Nicholas Bawin, a former president of the state's Majlis Adat Istiadat, the council that oversees native customary practices and ceremonies, said disrespect for Iban customs was a serious offence and that it was wrong to destroy the piring.
Bawin, now a native land rights activist, accused Gan of “taking the law into his own hands, desecrated, destroyed and smashed” the piring.
The barricade was erected to stop the oil palm company accessing the land on which the company had been given a provisional lease (PL) by the state government.
It effectively blockaded the plantation.
The native landowners are disputing the government action as they claim the land is still their NCR land.
They took their dispute to the Miri High Court last year.
Although the High Court did not recognise all the land claimed by the five longhouses as NCR land, neither did it recognise all the land with the provisional lease as belonging to the company.
With the status quo in place, both landowners and the company have filed appeals against the decision.
The case is still pending.
“ACP Gan was too quick to act to defend the company,” Bawin said.
Bawin said Gan apparently did not know the history of the Iban’s migration to the area in the 1920 and 1930s.
“He did not know there are several important landmarks within the provisional leased land given to the company that he defended.”
The landmarks Bawin referred to were the burial grounds, the “tembawai” (sites of old longhouses), fruit groves, garden and the “temuda” (farmed land) of the five longhouses.
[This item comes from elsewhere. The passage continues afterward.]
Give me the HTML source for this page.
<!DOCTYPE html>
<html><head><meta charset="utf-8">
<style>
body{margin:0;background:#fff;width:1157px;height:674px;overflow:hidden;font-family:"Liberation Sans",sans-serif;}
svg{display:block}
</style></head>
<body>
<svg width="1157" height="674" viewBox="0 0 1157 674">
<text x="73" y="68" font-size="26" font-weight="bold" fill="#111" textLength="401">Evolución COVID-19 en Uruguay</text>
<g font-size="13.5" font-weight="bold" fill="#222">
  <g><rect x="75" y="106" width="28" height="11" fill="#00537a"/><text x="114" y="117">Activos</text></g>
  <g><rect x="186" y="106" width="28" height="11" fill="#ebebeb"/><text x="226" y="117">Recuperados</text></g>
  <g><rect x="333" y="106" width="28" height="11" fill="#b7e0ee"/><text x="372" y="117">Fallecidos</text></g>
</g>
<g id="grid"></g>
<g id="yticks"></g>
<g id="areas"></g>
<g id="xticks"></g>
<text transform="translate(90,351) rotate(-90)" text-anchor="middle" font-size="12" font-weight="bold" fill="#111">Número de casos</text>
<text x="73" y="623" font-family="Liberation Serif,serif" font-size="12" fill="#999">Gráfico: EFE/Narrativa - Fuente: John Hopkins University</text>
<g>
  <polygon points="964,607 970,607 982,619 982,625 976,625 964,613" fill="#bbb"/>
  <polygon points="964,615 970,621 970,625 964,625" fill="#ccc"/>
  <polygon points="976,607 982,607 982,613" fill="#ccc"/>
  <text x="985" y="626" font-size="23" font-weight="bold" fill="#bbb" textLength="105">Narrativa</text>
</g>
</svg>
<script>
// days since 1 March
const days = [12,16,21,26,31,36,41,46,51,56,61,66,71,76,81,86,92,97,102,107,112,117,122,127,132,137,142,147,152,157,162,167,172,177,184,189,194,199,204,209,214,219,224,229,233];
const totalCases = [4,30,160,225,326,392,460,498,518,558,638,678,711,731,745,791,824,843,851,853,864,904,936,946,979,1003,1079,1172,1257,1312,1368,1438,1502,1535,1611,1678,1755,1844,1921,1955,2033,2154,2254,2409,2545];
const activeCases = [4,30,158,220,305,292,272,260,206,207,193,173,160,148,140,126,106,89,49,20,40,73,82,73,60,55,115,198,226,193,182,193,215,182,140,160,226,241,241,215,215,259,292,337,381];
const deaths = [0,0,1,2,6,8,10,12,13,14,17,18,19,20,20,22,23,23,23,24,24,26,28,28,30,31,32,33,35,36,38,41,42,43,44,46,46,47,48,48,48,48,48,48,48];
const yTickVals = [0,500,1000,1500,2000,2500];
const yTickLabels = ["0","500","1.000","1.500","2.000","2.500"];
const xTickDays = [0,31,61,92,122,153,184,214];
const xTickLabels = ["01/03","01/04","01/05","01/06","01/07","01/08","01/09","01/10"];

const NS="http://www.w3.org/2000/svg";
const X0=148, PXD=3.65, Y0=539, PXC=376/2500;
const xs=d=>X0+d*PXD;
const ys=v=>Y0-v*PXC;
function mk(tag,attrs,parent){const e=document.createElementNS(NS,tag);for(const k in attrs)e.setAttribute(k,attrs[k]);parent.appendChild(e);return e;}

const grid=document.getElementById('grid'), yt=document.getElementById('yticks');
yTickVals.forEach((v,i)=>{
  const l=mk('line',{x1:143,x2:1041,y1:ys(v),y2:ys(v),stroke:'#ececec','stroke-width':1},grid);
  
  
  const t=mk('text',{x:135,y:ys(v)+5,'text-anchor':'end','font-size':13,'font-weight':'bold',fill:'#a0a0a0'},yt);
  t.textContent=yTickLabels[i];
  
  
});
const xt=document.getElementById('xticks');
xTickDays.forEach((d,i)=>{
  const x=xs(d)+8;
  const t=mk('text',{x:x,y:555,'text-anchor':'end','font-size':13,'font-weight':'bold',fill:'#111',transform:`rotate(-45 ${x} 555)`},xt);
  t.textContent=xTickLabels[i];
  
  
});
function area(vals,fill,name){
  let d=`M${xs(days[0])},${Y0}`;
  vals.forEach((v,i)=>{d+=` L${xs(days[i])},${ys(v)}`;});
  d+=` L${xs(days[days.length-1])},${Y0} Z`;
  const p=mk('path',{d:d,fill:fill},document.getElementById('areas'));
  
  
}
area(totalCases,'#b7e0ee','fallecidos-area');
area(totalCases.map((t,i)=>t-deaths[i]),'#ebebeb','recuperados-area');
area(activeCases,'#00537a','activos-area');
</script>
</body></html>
“There is no doubt that their forefathers had established (these lands) as NCR lands according to the customs and traditions (of the Iban),” he said.
Bawin said the government, in giving the lease to the company, was “taking away a substantial area of their NCR land”.
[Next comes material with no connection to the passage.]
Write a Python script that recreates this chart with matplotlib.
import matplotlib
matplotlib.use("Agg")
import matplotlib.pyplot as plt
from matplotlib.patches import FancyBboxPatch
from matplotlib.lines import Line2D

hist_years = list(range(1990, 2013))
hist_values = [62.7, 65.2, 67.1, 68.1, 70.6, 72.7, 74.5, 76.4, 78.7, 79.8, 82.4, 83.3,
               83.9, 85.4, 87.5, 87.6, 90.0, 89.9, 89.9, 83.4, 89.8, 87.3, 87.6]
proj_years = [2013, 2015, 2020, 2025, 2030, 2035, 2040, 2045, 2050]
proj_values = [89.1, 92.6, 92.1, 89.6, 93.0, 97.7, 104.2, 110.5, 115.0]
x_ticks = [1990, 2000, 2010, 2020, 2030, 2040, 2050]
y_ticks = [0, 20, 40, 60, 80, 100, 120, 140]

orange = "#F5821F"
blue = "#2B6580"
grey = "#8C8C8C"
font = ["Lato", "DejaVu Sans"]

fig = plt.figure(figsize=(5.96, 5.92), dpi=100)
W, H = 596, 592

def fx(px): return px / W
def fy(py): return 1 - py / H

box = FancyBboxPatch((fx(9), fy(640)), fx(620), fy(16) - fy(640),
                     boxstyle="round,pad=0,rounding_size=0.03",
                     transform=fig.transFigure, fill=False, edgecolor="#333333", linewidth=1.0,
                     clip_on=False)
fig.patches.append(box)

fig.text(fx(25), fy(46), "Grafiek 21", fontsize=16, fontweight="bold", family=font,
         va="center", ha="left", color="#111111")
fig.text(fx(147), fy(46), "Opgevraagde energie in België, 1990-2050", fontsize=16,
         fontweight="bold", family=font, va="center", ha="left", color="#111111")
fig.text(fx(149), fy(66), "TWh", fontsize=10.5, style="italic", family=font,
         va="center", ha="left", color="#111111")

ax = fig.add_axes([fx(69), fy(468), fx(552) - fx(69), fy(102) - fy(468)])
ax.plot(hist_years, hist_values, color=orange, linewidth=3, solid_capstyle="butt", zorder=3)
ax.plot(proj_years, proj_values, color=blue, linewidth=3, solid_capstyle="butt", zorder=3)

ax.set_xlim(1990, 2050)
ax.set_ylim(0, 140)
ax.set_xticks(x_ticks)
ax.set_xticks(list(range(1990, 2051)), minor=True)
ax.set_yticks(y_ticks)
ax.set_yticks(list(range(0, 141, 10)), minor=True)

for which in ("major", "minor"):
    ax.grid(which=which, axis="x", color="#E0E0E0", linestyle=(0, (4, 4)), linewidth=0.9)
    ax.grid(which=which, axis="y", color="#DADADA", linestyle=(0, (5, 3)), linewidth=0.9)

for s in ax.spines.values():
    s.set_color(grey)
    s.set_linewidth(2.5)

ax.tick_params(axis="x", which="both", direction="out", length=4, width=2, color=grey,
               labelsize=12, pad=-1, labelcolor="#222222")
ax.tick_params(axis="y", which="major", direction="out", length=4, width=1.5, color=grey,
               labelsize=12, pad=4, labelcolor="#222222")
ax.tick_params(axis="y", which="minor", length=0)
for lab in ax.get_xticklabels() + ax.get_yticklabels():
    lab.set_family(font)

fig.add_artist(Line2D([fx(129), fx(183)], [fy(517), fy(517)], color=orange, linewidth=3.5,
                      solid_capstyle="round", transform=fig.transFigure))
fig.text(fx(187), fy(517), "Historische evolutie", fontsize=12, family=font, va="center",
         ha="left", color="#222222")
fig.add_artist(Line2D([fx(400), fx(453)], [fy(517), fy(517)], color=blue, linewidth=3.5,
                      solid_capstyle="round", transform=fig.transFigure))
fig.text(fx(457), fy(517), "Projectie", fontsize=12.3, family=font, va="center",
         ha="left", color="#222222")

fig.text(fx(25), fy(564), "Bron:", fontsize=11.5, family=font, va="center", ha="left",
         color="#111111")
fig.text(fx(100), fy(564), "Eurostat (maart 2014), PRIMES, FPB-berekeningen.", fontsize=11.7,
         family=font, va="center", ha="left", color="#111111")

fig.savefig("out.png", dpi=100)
“The people's rights had been abused and violated and it looks like the company's right is dominant.”
He added that the incident would have a far-reaching effect on the traditional customs and traditions of the Iban.
“These people are extremely angry.”
Even though the majority of Iban, the largest Dayak group, had embraced Christianity, many still practised their “pengarap lama” (traditional pagan beliefs).
Gan on Thursday denied using excessive force or disrespected the Iban by destroying their piring.
He told national news agency Bernama the accusations were untrue as police “had met them and given them two days to sort out the matter, apart from advising them not to take the law into their own hands”.